Amacımız; halihazırda ICS akreditasyonuna sahip olan Dokuz Eylül Üniversitesi, İstanbul Teknik Üniversitesi, Karadeniz Teknik Üniversitesi gibi değerli okullarımız haricinde Piri Reis Üniversitesi ve diğer ilgili okullarımız için de benzer standartları sağlayarak ICS akreditasyonuna başvurmaktır. Böylelikle mezunlarımız bazı ICS sınavlarından muafiyet alabilecek, üyeliğe daha rahat hak kazanacak ve uluslararası oyuncu konumuna geleceklerdir.

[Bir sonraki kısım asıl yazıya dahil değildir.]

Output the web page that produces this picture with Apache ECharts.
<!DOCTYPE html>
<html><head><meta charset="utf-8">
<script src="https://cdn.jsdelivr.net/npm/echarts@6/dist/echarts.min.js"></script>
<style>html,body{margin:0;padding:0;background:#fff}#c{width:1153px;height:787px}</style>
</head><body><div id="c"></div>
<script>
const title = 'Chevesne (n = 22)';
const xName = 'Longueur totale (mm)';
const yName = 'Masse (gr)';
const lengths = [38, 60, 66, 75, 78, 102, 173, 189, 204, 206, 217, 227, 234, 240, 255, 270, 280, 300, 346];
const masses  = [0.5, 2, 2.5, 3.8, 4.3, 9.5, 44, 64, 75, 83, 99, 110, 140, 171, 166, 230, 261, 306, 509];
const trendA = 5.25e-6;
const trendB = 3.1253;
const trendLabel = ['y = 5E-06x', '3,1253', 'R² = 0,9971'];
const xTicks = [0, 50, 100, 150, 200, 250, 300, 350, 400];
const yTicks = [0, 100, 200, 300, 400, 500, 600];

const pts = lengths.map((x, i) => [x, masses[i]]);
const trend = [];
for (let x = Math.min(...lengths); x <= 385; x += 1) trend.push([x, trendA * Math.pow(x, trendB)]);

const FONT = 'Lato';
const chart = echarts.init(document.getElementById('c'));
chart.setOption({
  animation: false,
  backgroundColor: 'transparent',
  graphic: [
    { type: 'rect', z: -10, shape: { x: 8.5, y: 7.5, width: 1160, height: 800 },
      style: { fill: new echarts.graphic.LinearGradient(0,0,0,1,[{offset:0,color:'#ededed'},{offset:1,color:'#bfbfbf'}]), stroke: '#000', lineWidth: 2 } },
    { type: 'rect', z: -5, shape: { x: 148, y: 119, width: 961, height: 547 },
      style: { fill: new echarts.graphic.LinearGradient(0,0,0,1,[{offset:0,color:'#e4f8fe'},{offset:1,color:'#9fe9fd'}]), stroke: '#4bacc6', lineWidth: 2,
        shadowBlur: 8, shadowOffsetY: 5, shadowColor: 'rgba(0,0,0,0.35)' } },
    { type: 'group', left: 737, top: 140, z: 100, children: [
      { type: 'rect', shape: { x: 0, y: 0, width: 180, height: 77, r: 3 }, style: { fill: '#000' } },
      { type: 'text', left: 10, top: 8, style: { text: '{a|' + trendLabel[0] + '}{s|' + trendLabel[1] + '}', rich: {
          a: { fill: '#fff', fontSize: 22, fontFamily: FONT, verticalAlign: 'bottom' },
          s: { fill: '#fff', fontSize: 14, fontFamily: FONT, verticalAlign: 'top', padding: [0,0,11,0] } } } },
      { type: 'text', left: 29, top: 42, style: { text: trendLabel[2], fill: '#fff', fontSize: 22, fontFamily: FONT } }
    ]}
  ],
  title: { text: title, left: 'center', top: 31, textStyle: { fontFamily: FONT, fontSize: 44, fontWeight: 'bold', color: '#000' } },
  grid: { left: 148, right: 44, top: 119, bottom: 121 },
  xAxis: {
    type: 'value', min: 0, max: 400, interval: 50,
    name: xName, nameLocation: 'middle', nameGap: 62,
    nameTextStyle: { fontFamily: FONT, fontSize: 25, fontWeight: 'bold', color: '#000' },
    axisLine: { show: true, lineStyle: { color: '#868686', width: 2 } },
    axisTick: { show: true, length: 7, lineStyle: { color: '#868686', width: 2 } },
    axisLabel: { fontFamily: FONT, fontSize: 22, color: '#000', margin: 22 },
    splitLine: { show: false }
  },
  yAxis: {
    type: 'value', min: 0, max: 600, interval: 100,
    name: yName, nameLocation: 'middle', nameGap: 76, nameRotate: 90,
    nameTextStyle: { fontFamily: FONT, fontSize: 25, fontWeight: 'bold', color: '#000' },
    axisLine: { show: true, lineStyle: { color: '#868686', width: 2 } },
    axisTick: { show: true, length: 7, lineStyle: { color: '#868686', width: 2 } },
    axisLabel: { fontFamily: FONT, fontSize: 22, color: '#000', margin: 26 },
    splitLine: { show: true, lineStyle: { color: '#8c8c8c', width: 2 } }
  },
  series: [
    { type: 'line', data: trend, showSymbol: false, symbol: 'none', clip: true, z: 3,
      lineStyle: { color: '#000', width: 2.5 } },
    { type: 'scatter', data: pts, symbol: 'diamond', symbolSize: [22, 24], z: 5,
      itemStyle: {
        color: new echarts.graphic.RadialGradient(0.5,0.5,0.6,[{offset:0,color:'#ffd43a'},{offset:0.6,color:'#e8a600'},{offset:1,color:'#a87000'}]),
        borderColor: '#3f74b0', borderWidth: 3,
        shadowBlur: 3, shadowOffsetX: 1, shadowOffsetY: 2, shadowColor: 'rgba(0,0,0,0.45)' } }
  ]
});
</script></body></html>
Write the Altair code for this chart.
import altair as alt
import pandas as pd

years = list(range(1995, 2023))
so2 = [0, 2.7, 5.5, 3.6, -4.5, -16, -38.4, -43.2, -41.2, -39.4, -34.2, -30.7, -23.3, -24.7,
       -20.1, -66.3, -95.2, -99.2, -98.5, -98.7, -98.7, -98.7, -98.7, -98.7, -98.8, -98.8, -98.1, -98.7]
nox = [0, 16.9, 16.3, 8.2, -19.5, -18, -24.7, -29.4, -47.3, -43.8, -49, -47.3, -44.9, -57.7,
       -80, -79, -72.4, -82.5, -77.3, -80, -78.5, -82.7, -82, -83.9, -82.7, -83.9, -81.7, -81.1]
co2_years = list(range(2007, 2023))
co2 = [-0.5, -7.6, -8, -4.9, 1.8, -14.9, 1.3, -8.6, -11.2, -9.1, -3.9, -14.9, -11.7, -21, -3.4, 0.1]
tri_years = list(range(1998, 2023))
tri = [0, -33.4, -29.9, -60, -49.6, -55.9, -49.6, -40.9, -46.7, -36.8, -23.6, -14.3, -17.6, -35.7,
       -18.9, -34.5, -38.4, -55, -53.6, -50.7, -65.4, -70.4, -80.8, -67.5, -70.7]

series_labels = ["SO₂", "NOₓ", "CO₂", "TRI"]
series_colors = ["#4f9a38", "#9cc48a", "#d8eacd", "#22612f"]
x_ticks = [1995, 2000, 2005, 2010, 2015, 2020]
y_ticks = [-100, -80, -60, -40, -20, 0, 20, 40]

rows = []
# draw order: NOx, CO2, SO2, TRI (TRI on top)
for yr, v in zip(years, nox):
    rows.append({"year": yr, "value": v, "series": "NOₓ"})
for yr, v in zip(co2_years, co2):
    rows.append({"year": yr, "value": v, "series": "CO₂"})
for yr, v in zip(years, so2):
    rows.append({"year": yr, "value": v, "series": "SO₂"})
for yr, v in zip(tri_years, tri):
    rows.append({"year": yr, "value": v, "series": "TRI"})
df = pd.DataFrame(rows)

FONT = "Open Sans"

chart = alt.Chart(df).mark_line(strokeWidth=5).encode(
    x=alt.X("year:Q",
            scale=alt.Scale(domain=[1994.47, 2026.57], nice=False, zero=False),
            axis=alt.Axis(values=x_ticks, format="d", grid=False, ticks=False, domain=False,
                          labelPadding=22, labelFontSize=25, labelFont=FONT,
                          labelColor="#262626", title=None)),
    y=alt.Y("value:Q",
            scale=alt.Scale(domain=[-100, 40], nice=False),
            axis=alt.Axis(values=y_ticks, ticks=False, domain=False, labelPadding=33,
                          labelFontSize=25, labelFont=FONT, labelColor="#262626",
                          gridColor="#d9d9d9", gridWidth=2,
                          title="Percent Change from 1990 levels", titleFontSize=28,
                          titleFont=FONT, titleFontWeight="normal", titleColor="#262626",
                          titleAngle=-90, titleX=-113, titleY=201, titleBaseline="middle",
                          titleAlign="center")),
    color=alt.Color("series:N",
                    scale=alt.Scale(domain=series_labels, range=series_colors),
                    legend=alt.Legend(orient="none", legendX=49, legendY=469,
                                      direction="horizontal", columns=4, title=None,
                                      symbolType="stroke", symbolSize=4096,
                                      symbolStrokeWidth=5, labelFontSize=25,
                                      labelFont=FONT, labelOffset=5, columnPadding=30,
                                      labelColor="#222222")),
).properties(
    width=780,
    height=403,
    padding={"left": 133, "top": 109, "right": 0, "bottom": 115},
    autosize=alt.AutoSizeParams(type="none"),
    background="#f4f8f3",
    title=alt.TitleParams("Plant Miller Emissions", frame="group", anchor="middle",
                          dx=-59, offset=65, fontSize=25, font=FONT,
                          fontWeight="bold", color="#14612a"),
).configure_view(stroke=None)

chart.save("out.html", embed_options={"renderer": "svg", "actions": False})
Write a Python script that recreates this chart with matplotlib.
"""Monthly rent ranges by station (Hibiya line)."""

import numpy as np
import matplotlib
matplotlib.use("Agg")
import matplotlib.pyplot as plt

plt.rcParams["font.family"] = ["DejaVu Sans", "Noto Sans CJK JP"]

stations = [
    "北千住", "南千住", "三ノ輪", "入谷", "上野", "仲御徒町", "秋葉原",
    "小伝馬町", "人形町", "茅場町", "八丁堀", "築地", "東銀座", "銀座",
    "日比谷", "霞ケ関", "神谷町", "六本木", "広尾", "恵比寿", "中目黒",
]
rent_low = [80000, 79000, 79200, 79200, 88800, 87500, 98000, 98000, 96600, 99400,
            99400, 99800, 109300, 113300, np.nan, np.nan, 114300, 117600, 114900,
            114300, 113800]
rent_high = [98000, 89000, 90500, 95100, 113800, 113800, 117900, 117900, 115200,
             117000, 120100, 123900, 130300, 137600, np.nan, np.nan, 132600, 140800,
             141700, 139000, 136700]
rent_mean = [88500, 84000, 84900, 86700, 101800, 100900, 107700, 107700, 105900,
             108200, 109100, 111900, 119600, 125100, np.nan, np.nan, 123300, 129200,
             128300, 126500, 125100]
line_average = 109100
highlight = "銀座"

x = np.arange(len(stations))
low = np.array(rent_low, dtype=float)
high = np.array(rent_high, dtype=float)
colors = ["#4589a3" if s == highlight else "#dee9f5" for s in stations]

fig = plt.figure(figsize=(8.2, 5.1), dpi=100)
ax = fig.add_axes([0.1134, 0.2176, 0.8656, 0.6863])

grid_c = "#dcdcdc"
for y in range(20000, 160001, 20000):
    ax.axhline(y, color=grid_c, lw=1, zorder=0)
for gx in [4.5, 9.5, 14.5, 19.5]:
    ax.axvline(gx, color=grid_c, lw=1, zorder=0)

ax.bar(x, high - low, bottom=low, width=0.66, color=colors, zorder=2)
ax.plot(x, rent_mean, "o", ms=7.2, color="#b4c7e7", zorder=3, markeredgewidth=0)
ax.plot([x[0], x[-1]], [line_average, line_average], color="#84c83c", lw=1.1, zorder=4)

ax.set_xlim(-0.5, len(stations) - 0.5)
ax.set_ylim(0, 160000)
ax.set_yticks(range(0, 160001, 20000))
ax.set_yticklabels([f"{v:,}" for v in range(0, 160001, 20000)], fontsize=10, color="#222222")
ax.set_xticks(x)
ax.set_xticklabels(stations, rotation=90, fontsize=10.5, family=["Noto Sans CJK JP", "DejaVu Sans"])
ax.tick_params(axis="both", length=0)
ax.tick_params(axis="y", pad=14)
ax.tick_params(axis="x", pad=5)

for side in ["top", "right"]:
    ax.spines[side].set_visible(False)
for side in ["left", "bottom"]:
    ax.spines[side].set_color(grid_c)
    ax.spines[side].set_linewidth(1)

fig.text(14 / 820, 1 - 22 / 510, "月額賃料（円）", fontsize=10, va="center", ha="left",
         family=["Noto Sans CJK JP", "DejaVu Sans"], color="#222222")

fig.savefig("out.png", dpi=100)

Son olarak belirtmek isterim ki uzun zamandır başkanlığını yürüttüğüm ICS Türkiye şubesindeki görevimden yakın gelecekte ayrılacağım. Bu kararımın sebebi hem yurt dışındaki girişimlerim sebebiyle yılın büyük bölümünü ülke dışında geçiriyor olmam hem de yönetimi artık diğer üyelerimize devretme vaktinin gelmiş olmasıdır. ICS’in ülkemizde bu noktaya gelerek tüm diğer şubelere örnek olmasında emeği geçen tüm dostlarıma ayrı ayrı teşekkür eder, bu yolda birlikte yürüdüğüm yönetim kurulu üyelerimize minnetlerimi sunarım. Seçilecek yeni yönetime de en içten duygularımla başarılar dilerim, Allah selamet versin.